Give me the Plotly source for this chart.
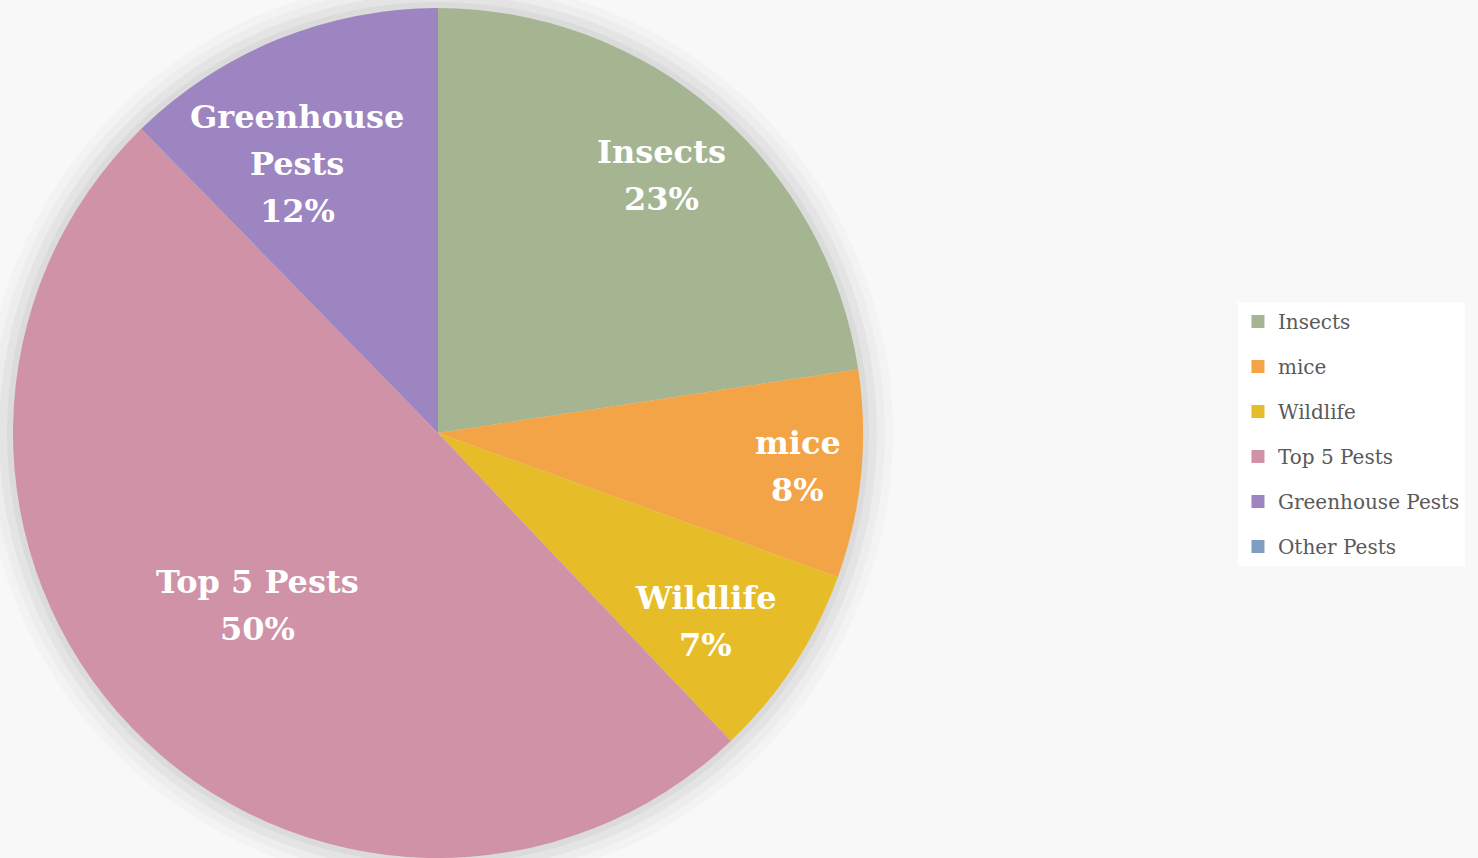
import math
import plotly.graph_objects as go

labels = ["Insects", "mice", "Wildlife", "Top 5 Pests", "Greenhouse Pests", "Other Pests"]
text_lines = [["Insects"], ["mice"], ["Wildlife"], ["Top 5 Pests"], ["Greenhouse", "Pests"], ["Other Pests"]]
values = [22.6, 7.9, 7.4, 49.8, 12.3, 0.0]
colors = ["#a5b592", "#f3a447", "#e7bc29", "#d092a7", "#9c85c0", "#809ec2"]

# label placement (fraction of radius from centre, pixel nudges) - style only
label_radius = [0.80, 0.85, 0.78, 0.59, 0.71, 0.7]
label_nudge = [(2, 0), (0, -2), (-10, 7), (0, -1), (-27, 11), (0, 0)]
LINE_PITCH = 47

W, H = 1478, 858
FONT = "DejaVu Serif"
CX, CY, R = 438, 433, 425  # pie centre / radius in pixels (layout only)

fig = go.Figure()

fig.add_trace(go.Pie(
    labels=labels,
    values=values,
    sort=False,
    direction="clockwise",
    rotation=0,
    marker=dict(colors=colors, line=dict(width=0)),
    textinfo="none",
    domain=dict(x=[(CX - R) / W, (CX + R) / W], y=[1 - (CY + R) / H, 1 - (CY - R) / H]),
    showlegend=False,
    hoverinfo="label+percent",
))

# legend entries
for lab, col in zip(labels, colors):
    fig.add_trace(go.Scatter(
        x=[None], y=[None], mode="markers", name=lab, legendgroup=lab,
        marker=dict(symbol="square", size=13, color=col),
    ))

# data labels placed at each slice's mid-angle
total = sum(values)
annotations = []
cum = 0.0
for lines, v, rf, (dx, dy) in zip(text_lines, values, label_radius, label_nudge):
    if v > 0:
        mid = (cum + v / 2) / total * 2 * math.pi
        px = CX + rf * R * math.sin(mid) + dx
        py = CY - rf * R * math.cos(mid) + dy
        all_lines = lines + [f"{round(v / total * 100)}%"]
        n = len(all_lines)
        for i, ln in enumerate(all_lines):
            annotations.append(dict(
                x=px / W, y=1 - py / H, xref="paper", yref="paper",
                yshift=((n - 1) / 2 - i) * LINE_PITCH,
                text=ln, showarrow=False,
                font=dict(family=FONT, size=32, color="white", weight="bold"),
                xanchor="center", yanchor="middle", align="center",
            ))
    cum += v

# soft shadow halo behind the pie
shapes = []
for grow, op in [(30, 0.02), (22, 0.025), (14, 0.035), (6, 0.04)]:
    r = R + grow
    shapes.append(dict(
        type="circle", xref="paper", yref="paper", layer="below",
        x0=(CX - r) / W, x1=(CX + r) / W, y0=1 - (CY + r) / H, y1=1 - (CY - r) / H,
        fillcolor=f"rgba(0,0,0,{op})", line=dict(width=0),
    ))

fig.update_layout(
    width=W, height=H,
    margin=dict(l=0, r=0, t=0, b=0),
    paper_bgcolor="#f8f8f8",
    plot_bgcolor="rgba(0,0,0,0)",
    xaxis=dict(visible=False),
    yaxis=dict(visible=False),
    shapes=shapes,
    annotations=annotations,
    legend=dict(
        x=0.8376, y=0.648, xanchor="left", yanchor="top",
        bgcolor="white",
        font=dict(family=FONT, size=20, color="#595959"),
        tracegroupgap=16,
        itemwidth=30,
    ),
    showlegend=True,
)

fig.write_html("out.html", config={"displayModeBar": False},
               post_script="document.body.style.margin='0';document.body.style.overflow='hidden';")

========

**Problem requirements:** Return, unchanged, the lines from the first line of the material through the line that holds "fig = go.Figure()", inclusive, omitting pictures.

**Written solution:**
Give me the Plotly source for this chart.
import math
import plotly.graph_objects as go

labels = ["Insects", "mice", "Wildlife", "Top 5 Pests", "Greenhouse Pests", "Other Pests"]
text_lines = [["Insects"], ["mice"], ["Wildlife"], ["Top 5 Pests"], ["Greenhouse", "Pests"], ["Other Pests"]]
values = [22.6, 7.9, 7.4, 49.8, 12.3, 0.0]
colors = ["#a5b592", "#f3a447", "#e7bc29", "#d092a7", "#9c85c0", "#809ec2"]

# label placement (fraction of radius from centre, pixel nudges) - style only
label_radius = [0.80, 0.85, 0.78, 0.59, 0.71, 0.7]
label_nudge = [(2, 0), (0, -2), (-10, 7), (0, -1), (-27, 11), (0, 0)]
LINE_PITCH = 47

W, H = 1478, 858
FONT = "DejaVu Serif"
CX, CY, R = 438, 433, 425  # pie centre / radius in pixels (layout only)

fig = go.Figure()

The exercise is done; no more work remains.